Their mission centers on implementing effective chlorine-based water treatment solutions, tailored to the unique challenges of these environments. They recognize the complexity of determining precise chlorine dosage, considering taste and odor concerns and ensuring household water safety. By providing accessible and sustainable solutions, the organization aims to protect public health and promote resilience in the face of emergencies. Together, they work towards ensuring water remains safe to drink and acceptable for vulnerable communities worldwide.

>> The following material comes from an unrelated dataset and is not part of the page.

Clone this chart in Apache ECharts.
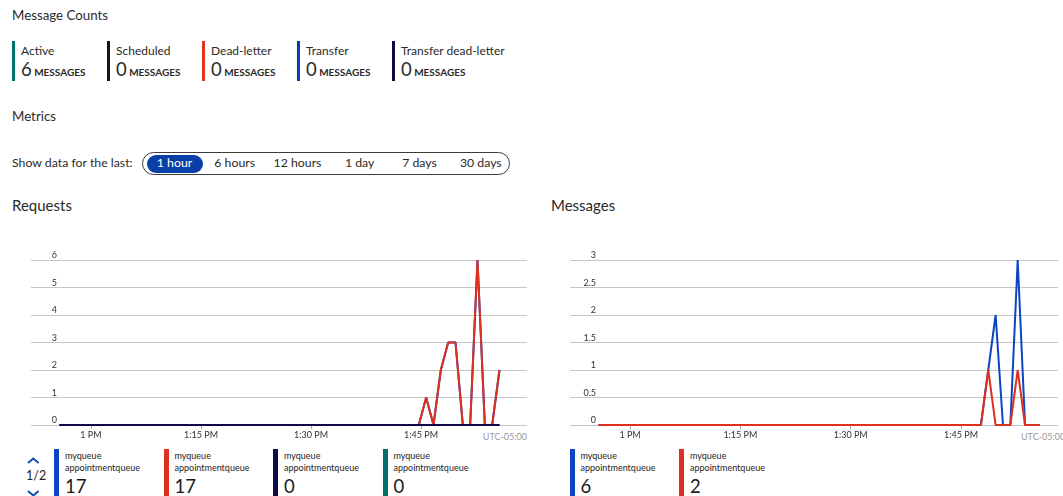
<!DOCTYPE html>
<html>
<head>
<meta charset="utf-8">
<script src="https://cdn.jsdelivr.net/npm/echarts@6/dist/echarts.min.js"></script>
<style>
  html, body { margin: 0; padding: 0; background: #fff; }
  body { width: 1063px; height: 496px; overflow: hidden; position: relative;
         font-family: Lato, "Open Sans", sans-serif; color: #2b2a29; }
  .t { position: absolute; white-space: nowrap; line-height: 1; }
  .bar { position: absolute; }
  .chart { position: absolute; }
</style>
</head>
<body>
<div id="root"></div>
<div id="reqChart" class="chart" style="left:0;top:240px;width:545px;height:205px;"></div>
<div id="msgChart" class="chart" style="left:540px;top:240px;width:523px;height:205px;"></div>
<script>
// ---- Message count tiles ----
const countLabels = ['Active', 'Scheduled', 'Dead-letter', 'Transfer', 'Transfer dead-letter'];
const countValues = [6, 0, 0, 0, 0];
const countColors = ['#00706c', '#1f0f1d', '#e3321f', '#0b3db2', '#0b0a45'];

// ---- Time range selector ----
const rangeOptions = ['1 hour', '6 hours', '12 hours', '1 day', '7 days', '30 days'];
const selectedRange = 0;

// ---- Metric samples (one per minute, local time) ----
const times = [
  '12:55:42', '12:56:42', '12:57:42', '12:58:42', '12:59:42',
  '13:00:42', '13:01:42', '13:02:42', '13:03:42', '13:04:42', '13:05:42', '13:06:42', '13:07:42', '13:08:42', '13:09:42',
  '13:10:42', '13:11:42', '13:12:42', '13:13:42', '13:14:42', '13:15:42', '13:16:42', '13:17:42', '13:18:42', '13:19:42',
  '13:20:42', '13:21:42', '13:22:42', '13:23:42', '13:24:42', '13:25:42', '13:26:42', '13:27:42', '13:28:42', '13:29:42',
  '13:30:42', '13:31:42', '13:32:42', '13:33:42', '13:34:42', '13:35:42', '13:36:42', '13:37:42', '13:38:42', '13:39:42',
  '13:40:42', '13:41:42', '13:42:42', '13:43:42', '13:44:42', '13:45:42', '13:46:42', '13:47:42', '13:48:42', '13:49:42',
  '13:50:42', '13:51:42', '13:52:42', '13:53:42', '13:54:42', '13:55:42'
];

const incomingRequests = [
  0, 0, 0, 0, 0, 0, 0, 0, 0, 0,
  0, 0, 0, 0, 0, 0, 0, 0, 0, 0,
  0, 0, 0, 0, 0, 0, 0, 0, 0, 0,
  0, 0, 0, 0, 0, 0, 0, 0, 0, 0,
  0, 0, 0, 0, 0, 0, 0, 0, 0, 0,
  1, 0, 2, 3, 3, 0, 0, 6, 0, 0,
  2
];
const successfulRequests = [
  0, 0, 0, 0, 0, 0, 0, 0, 0, 0,
  0, 0, 0, 0, 0, 0, 0, 0, 0, 0,
  0, 0, 0, 0, 0, 0, 0, 0, 0, 0,
  0, 0, 0, 0, 0, 0, 0, 0, 0, 0,
  0, 0, 0, 0, 0, 0, 0, 0, 0, 0,
  1, 0, 2, 3, 3, 0, 0, 6, 0, 0,
  2
];
const serverErrors = [
  0, 0, 0, 0, 0, 0, 0, 0, 0, 0,
  0, 0, 0, 0, 0, 0, 0, 0, 0, 0,
  0, 0, 0, 0, 0, 0, 0, 0, 0, 0,
  0, 0, 0, 0, 0, 0, 0, 0, 0, 0,
  0, 0, 0, 0, 0, 0, 0, 0, 0, 0,
  0, 0, 0, 0, 0, 0, 0, 0, 0, 0,
  0
];
const userErrors = [
  0, 0, 0, 0, 0, 0, 0, 0, 0, 0,
  0, 0, 0, 0, 0, 0, 0, 0, 0, 0,
  0, 0, 0, 0, 0, 0, 0, 0, 0, 0,
  0, 0, 0, 0, 0, 0, 0, 0, 0, 0,
  0, 0, 0, 0, 0, 0, 0, 0, 0, 0,
  0, 0, 0, 0, 0, 0, 0, 0, 0, 0,
  0
];
const incomingMessages = [
  0, 0, 0, 0, 0, 0, 0, 0, 0, 0,
  0, 0, 0, 0, 0, 0, 0, 0, 0, 0,
  0, 0, 0, 0, 0, 0, 0, 0, 0, 0,
  0, 0, 0, 0, 0, 0, 0, 0, 0, 0,
  0, 0, 0, 0, 0, 0, 0, 0, 0, 0,
  0, 0, 0, 1, 2, 0, 0, 3, 0, 0,
  0
];
const outgoingMessages = [
  0, 0, 0, 0, 0, 0, 0, 0, 0, 0,
  0, 0, 0, 0, 0, 0, 0, 0, 0, 0,
  0, 0, 0, 0, 0, 0, 0, 0, 0, 0,
  0, 0, 0, 0, 0, 0, 0, 0, 0, 0,
  0, 0, 0, 0, 0, 0, 0, 0, 0, 0,
  0, 0, 0, 1, 0, 0, 0, 1, 0, 0,
  0
];

const entityName = 'myqueue';
const queueName = 'appointmentqueue';
const tickTimes = ['13:00', '13:15', '13:30', '13:45'];
const requestTicks = [0, 1, 2, 3, 4, 5, 6];
const messageTicks = [0, 0.5, 1, 1.5, 2, 2.5, 3];
const zoneLabel = 'UTC-05:00';

const BLUE = '#0b45c0', RED = '#dd301f', NAVY = '#0c0b46', TEAL = '#00706c';
const FONT = 'Lato, "Open Sans", sans-serif';

// ---- helpers ----
const root = document.getElementById('root');
function text(str, left, baseline, size, opts = {}) {
  const d = document.createElement('div');
  d.className = 't';
  d.textContent = str;
  d.style.fontSize = size + 'px';
  d.style.top = (baseline - 0.89 * size) + 'px';
  if (opts.center !== undefined) {
    d.style.left = opts.center + 'px';
    d.style.transform = 'translateX(-50%)';
  } else if (opts.right !== undefined) {
    d.style.right = (1063 - opts.right) + 'px';
  } else {
    d.style.left = left + 'px';
  }
  if (opts.color) d.style.color = opts.color;
  if (opts.weight) d.style.fontWeight = opts.weight;
  root.appendChild(d);
  return d;
}
function box(left, top, w, h, style) {
  const d = document.createElement('div');
  d.className = 'bar';
  Object.assign(d.style, { left: left + 'px', top: top + 'px', width: w + 'px', height: h + 'px' }, style || {});
  root.appendChild(d);
  return d;
}
const toMin = (s) => { const p = s.split(':').map(Number); return p[0] * 60 + p[1] + (p[2] || 0) / 60; };
const sum = (a) => a.reduce((x, y) => x + y, 0);

// ---- header: message counts ----
text('Message Counts', 12, 20.7, 13.3);
countLabels.forEach((lab, i) => {
  const x = 12 + 95 * i;
  box(x, 41, 3, 40, { background: countColors[i] });
  text(lab, x + 9, 55.7, 12);
  const num = text(String(countValues[i]), x + 9, 76, 18.5);
  const unit = document.createElement('span');
  unit.textContent = ' MESSAGES';
  unit.style.fontSize = '10px';
  unit.style.fontWeight = '700';
  num.appendChild(unit);
});

// ---- metrics + range picker ----
text('Metrics', 12, 121.7, 13.3);
text('Show data for the last:', 12, 168.3, 12.3);
box(141.5, 151.5, 366.5, 21.5, { border: '1.5px solid #3b3b3b', borderRadius: '13px' });
const rangeCenters = [174.5, 234.7, 297.5, 359.7, 419.5, 480.8];
box(146.5, 155, 56.5, 17.5, { background: '#0b3fa8', borderRadius: '9px' });
rangeOptions.forEach((r, i) => {
  text(r, 0, 168.3, 12.3, { center: rangeCenters[i], color: i === selectedRange ? '#ffffff' : '#2b2a29' });
});

// ---- chart titles ----
text('Requests', 12, 211.7, 15);
text('Messages', 551, 211.7, 15);

// ---- charts ----
function fmtTime(m) {
  const h = Math.floor(m / 60), mm = Math.round(m % 60);
  const h12 = h > 12 ? h - 12 : h;
  return mm === 0 ? `${h12} PM` : `${h12}:${String(mm).padStart(2, '0')} PM`;
}
function makeChart(el, cfg) {
  const chart = echarts.init(el, null, { renderer: 'canvas' });
  const ticks = tickTimes.map(toMin);
  chart.setOption({
    animation: false,
    grid: { left: cfg.left, top: 20, width: cfg.width, height: 165 },
    xAxis: {
      type: 'value', min: cfg.xMin, max: cfg.xMax,
      axisLine: { show: false },
      splitLine: { show: false },
      axisTick: { show: true, length: 4, lineStyle: { color: '#a8a8a8' }, customValues: ticks },
      axisLabel: { customValues: ticks, formatter: fmtTime, fontSize: 9, color: '#333333', margin: 6, fontFamily: FONT }
    },
    yAxis: {
      type: 'value', min: cfg.yTicks[0], max: cfg.yTicks[cfg.yTicks.length - 1],
      interval: cfg.yTicks[1] - cfg.yTicks[0],
      axisLine: { show: false }, axisTick: { show: false },
      axisLabel: { inside: true, margin: 26, align: 'right', verticalAlign: 'bottom',
                   fontSize: 9, color: '#333333', fontFamily: FONT },
      splitLine: { lineStyle: { color: '#c6c6c6', width: 1 } }
    },
    series: cfg.series.map((s) => ({
      type: 'line',
      data: times.map((t, i) => [toMin(t), s.values[i]]),
      showSymbol: false,
      lineStyle: { color: s.color, width: 2 },
      itemStyle: { color: s.color },
      z: s.z
    }))
  });
}

const requestSeries = [
  { values: incomingRequests, color: BLUE, z: 2 },
  { values: successfulRequests, color: RED, z: 3 },
  { values: userErrors, color: TEAL, z: 4 },
  { values: serverErrors, color: NAVY, z: 5 }
];
const messageSeries = [
  { values: incomingMessages, color: BLUE, z: 2 },
  { values: outgoingMessages, color: RED, z: 3 }
];

makeChart(document.getElementById('reqChart'), {
  left: 31, width: 496, xMin: 771.82, xMax: 839.45, yTicks: requestTicks, series: requestSeries
});
makeChart(document.getElementById('msgChart'), {
  left: 30, width: 488, xMin: 771.84, xMax: 838.18, yTicks: messageTicks, series: messageSeries
});

text(zoneLabel, 0, 440, 9, { right: 527, color: '#9a9a9a' });
text(zoneLabel, 1021, 440, 9, { color: '#9a9a9a' });

// ---- legends with totals ----
const requestLegend = [
  { values: incomingRequests, color: BLUE },
  { values: successfulRequests, color: RED },
  { values: serverErrors, color: NAVY },
  { values: userErrors, color: TEAL }
];
const messageLegend = [
  { values: incomingMessages, color: BLUE },
  { values: outgoingMessages, color: RED }
];
function legend(items, x0) {
  items.forEach((it, i) => {
    const x = x0 + 109.5 * i;
    box(x, 449, 5, 50, { background: it.color });
    text(entityName, x + 11, 459.5, 9, { color: '#252423' });
    text(queueName, x + 11, 471, 9, { color: '#252423' });
    text(String(sum(it.values)), x + 11, 493.3, 18.5, { color: '#1b1a19' });
  });
}
legend(requestLegend, 54);
legend(messageLegend, 569.5);

// pager for the requests legend
text('1/2', 26, 481.5, 12.5, { color: '#252423' });
const svgNS = 'http://www.w3.org/2000/svg';
const svg = document.createElementNS(svgNS, 'svg');
svg.setAttribute('width', '50');
svg.setAttribute('height', '60');
svg.style.position = 'absolute';
svg.style.left = '0px';
svg.style.top = '440px';
[[28, 23, 33.3, 18.5, 38.6, 23], [28, 51, 33.3, 55.5, 38.6, 51]].forEach((p) => {
  const pl = document.createElementNS(svgNS, 'polyline');
  pl.setAttribute('points', `${p[0]},${p[1]} ${p[2]},${p[3]} ${p[4]},${p[5]}`);
  pl.setAttribute('fill', 'none');
  pl.setAttribute('stroke', '#0b4fb4');
  pl.setAttribute('stroke-width', '2');
  svg.appendChild(pl);
});
root.appendChild(svg);
</script>
</body>
</html>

Confronting core challenges
Humanitarian water, sanitation and hygiene (WASH) teams are tasked with delivering safe drinking water to people affected by conflict and natural disasters. This involves rapidly setting up infrastructure and systems to reliably source, treat and distribute water to residents of refugee or internally displaced persons settlements, often comparable in size to small towns.

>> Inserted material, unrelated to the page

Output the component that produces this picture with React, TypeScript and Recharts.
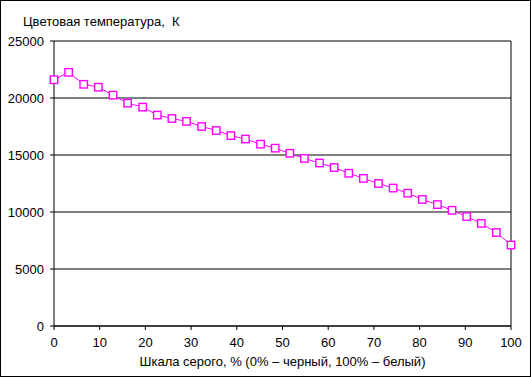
import React from "react";
import {
  LineChart,
  Line,
  XAxis,
  YAxis,
  CartesianGrid,
  ReferenceLine,
} from "recharts";

// gray scale position, % (0% - black, 100% - white)
const grayLevels = [
  0, 3.2, 6.5, 9.7, 12.9, 16.1, 19.4, 22.6, 25.8, 29.0, 32.3, 35.5, 38.7, 41.9,
  45.2, 48.4, 51.6, 54.8, 58.1, 61.3, 64.5, 67.7, 71.0, 74.2, 77.4, 80.6, 83.9,
  87.1, 90.3, 93.5, 96.8, 100,
];

// colour temperature, K
const colorTemps = [
  21600, 22250, 21200, 20950, 20250, 19550, 19200, 18500, 18200, 17950, 17500,
  17150, 16700, 16400, 15950, 15600, 15150, 14700, 14300, 13900, 13400, 12950,
  12500, 12100, 11650, 11100, 10650, 10150, 9600, 9000, 8200, 7100,
];

const xTicks = [0, 10, 20, 30, 40, 50, 60, 70, 80, 90, 100];
const yTicks = [0, 5000, 10000, 15000, 20000, 25000];

const chartData = grayLevels.map((x, i) => ({ x, y: colorTemps[i] }));

const font = "'Liberation Sans', Arial, sans-serif";
const tickStyle = { fontSize: 13, fill: "#000", fontFamily: font };

const SquareDot = (props) => {
  const { cx, cy, index } = props;
  if (cx == null || cy == null) return null;
  return (
    <rect
      key={"dot-" + index}
      x={cx - 3.7}
      y={cy - 3.7}
      width={7.4}
      height={7.4}
      fill="#fff"
      stroke="#ff00ff"
      strokeWidth={1.4}
    />
  );
};

export default function App() {
  return (
    <div
      style={{
        position: "absolute",
        left: 0,
        top: 0,
        width: 531,
        height: 377,
        border: "1px solid #000",
        boxSizing: "border-box",
        background: "#fff",
        fontFamily: font,
      }}
    >
      <div
        style={{
          position: "absolute",
          left: 22,
          top: 13,
          fontSize: 13,
          color: "#000",
          whiteSpace: "pre",
        }}
      >
        {"Цветовая температура,  К"}
      </div>
      <div style={{ position: "absolute", left: -1, top: -1 }}>
        <LineChart
          width={531}
          height={377}
          data={chartData}
          margin={{ top: 41, right: 20, bottom: 0, left: 0 }}
        >
          <CartesianGrid vertical={false} stroke="#000" />
          <XAxis
            dataKey="x"
            type="number"
            domain={[0, 100]}
            ticks={xTicks}
            height={51}
            tickSize={4}
            tickMargin={8}
            tick={tickStyle}
            axisLine={{ stroke: "#000" }}
            tickLine={{ stroke: "#000" }}
            label={{
              value: "Шкала серого, % (0% – черный,  100% – белый)",
              position: "insideBottom",
              offset: 11,
              style: { fontSize: 13, fill: "#000", fontFamily: font, whiteSpace: "pre" },
            }}
          />
          <YAxis
            type="number"
            domain={[0, 25000]}
            ticks={yTicks}
            width={54}
            tickSize={4}
            tickMargin={6}
            tick={tickStyle}
            axisLine={{ stroke: "#000" }}
            tickLine={{ stroke: "#000" }}
          />
          <ReferenceLine x={100} stroke="#000" />
          <Line
            dataKey="y"
            stroke="#ff00ff"
            strokeWidth={1}
            dot={<SquareDot />}
            activeDot={false}
            isAnimationActive={false}
          />
        </LineChart>
      </div>
    </div>
  );
}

The systems constructed in the wake of humanitarian crises usually involve supplying water to public tapstands, so people must collect, transport and store water in their homes before consumption. This additional ‘last mile’ of water distribution significantly impacts water safety, yet it remains overlooked in universal guidance for water treatment and quality testing, posing a considerable public health hazard.
World changing digital transformation
In response to this critical gap in water safety for millions of people, a team at York University in Toronto led the way to create the Safe Water Optimization Tool (SWOT)—an innovative web-based platform that helps humanitarian responders optimize water chlorination and ensure water safety during humanitarian emergencies. The SWOT leverages water quality data routinely collected by field teams, applying cutting-edge numerical and machine learning modeling to generate evidence-based and context-specific water chlorination targets. These targets help teams ensure water remains protected and safe to drink up to the point-of-consumption—at any location around the world. The SWOT is built on a user-friendly, low bandwidth web platform that is accessible even in resource-constrained settings.
Its capabilities include:
Improving water quality management
Helping organizations improve water quality by providing insights into data and identifying problems.
Reducing costs
Helping organizations reduce water quality costs by optimizing resources and reducing waste.
Increasing compliance
Helping organizations comply with water quality regulations.
Improving public health
Helping provide safe drinking water, improving public health.

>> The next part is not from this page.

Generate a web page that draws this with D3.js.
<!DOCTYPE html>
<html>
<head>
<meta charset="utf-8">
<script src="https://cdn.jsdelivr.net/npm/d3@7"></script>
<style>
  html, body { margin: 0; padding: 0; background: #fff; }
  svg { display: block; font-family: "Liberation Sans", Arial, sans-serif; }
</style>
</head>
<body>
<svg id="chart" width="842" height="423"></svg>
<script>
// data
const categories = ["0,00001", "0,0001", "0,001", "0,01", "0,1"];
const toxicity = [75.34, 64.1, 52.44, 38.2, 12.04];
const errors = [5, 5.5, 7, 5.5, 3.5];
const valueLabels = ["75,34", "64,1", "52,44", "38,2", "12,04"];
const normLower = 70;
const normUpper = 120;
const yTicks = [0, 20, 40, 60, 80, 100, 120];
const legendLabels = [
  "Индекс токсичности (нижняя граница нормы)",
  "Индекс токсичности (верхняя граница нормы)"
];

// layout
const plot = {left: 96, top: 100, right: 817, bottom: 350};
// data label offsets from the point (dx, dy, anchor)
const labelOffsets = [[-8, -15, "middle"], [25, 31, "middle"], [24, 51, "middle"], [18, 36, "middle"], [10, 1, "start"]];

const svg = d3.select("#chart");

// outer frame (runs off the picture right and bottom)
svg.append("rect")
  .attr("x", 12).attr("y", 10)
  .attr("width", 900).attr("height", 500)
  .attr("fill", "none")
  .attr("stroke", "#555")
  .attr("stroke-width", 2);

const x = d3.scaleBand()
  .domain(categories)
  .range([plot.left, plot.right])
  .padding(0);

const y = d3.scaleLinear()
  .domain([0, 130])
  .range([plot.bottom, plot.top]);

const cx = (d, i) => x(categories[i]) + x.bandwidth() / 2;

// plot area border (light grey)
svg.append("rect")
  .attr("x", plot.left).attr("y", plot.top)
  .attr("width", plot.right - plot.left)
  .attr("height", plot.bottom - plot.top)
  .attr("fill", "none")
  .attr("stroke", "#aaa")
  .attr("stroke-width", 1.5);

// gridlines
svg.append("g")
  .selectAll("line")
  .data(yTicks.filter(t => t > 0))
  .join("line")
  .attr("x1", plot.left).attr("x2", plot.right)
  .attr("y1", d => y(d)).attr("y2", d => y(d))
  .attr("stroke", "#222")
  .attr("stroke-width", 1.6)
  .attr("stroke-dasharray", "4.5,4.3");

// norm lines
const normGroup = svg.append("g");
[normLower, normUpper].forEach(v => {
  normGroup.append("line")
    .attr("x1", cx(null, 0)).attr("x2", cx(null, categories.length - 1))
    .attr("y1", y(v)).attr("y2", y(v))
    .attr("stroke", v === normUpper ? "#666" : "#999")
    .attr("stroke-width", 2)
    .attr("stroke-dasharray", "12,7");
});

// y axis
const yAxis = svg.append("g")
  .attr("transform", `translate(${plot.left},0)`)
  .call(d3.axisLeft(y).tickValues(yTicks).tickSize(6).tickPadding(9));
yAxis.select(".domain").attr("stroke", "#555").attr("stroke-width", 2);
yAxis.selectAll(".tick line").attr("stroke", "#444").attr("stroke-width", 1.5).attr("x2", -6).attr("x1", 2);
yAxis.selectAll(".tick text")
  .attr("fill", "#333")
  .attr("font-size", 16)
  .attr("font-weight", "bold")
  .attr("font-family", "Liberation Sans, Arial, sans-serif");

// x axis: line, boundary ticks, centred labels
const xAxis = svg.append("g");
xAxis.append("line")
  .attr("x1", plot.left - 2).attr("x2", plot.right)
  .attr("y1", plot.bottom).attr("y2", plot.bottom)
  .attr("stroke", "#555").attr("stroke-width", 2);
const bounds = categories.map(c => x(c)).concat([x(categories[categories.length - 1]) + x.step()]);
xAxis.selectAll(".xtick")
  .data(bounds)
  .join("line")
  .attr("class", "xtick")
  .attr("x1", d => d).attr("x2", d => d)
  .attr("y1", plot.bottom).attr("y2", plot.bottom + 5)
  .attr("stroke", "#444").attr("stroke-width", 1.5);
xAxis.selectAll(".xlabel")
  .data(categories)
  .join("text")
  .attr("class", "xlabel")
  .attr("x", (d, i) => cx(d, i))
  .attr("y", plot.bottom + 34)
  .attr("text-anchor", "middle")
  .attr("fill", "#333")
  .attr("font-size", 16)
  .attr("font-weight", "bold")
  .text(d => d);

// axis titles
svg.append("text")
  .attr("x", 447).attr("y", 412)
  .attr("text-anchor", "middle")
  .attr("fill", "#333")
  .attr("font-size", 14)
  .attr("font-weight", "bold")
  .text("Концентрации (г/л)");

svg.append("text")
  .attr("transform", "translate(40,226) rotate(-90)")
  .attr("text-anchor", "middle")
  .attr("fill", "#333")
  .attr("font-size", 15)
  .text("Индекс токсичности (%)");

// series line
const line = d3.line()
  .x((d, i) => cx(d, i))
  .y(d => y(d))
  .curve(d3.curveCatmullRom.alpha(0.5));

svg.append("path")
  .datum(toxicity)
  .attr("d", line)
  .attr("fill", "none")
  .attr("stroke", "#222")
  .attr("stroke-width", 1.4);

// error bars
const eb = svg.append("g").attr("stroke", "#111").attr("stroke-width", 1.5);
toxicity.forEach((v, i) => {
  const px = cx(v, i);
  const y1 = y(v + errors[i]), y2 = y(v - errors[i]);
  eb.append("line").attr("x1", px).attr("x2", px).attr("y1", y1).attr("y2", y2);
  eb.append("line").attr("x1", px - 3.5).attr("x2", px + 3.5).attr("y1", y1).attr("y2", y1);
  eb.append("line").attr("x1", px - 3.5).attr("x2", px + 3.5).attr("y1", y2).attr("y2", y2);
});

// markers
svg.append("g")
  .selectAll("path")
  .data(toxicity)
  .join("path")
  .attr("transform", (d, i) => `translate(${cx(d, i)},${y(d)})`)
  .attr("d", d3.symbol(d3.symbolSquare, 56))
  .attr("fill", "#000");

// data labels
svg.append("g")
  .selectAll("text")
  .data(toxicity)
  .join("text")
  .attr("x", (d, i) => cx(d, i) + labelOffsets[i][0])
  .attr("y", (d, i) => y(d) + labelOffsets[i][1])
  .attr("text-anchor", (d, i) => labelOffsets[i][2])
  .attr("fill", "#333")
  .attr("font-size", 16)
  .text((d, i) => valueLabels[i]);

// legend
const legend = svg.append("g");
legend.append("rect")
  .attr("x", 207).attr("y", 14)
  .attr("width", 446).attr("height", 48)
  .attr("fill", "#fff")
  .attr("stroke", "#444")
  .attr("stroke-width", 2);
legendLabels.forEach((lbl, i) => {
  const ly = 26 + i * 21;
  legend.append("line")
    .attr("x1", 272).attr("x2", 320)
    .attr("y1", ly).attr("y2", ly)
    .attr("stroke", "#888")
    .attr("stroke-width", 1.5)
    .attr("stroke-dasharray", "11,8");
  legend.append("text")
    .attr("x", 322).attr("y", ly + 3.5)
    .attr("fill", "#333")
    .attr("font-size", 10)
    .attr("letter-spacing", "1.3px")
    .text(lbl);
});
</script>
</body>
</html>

The SWOT has been deployed by seven humanitarian organizations across nine countries, as part of initiatives aiming to improve the safety of water for 465,000 people. It aspires to become the water safety monitoring and assurance platform of choice in the global humanitarian sector, but the team responsible for it were balancing full-time research roles with developing and scaling the tool. In a bid to amplify the SWOT team's reach, Thoughtworks partnered with them to define a sustainable business model, enhance user experience and service design and broaden the tool's functionalities.
Our partnership
Thoughtworks delivered a primary and secondary research report to support the SWOT team in crafting their strategy and defining their organizational model. The team conducted an in-depth analysis of Service Design and UX Design, compiling a set of recommendations aimed at enhancing numerous user interactions to augment the tool's value and usability. Additionally, Thoughtworks facilitated a series of collaborative working sessions for the team ensuring alignment on the organization's mission, vision, and operational objectives.
This collaborative effort persists, with future endeavors focused on expanding the tool's capabilities to cater to a broader range of user types in the field and supporting the registration of the tool as a Digital Public Good. This designation signifies the tool as an open digital resource accessible to all, intended to empower individuals to enhance their lives and contribute positively to the world.
The Thoughtworks team has helped us implement rigorous design processes and bring user research into product development and has helped us tell our story to the world better. Thoughtworks has been essential in helping to elevate the Safe Water Optimization Tool to become a best-in-class technology product for humanitarian responders.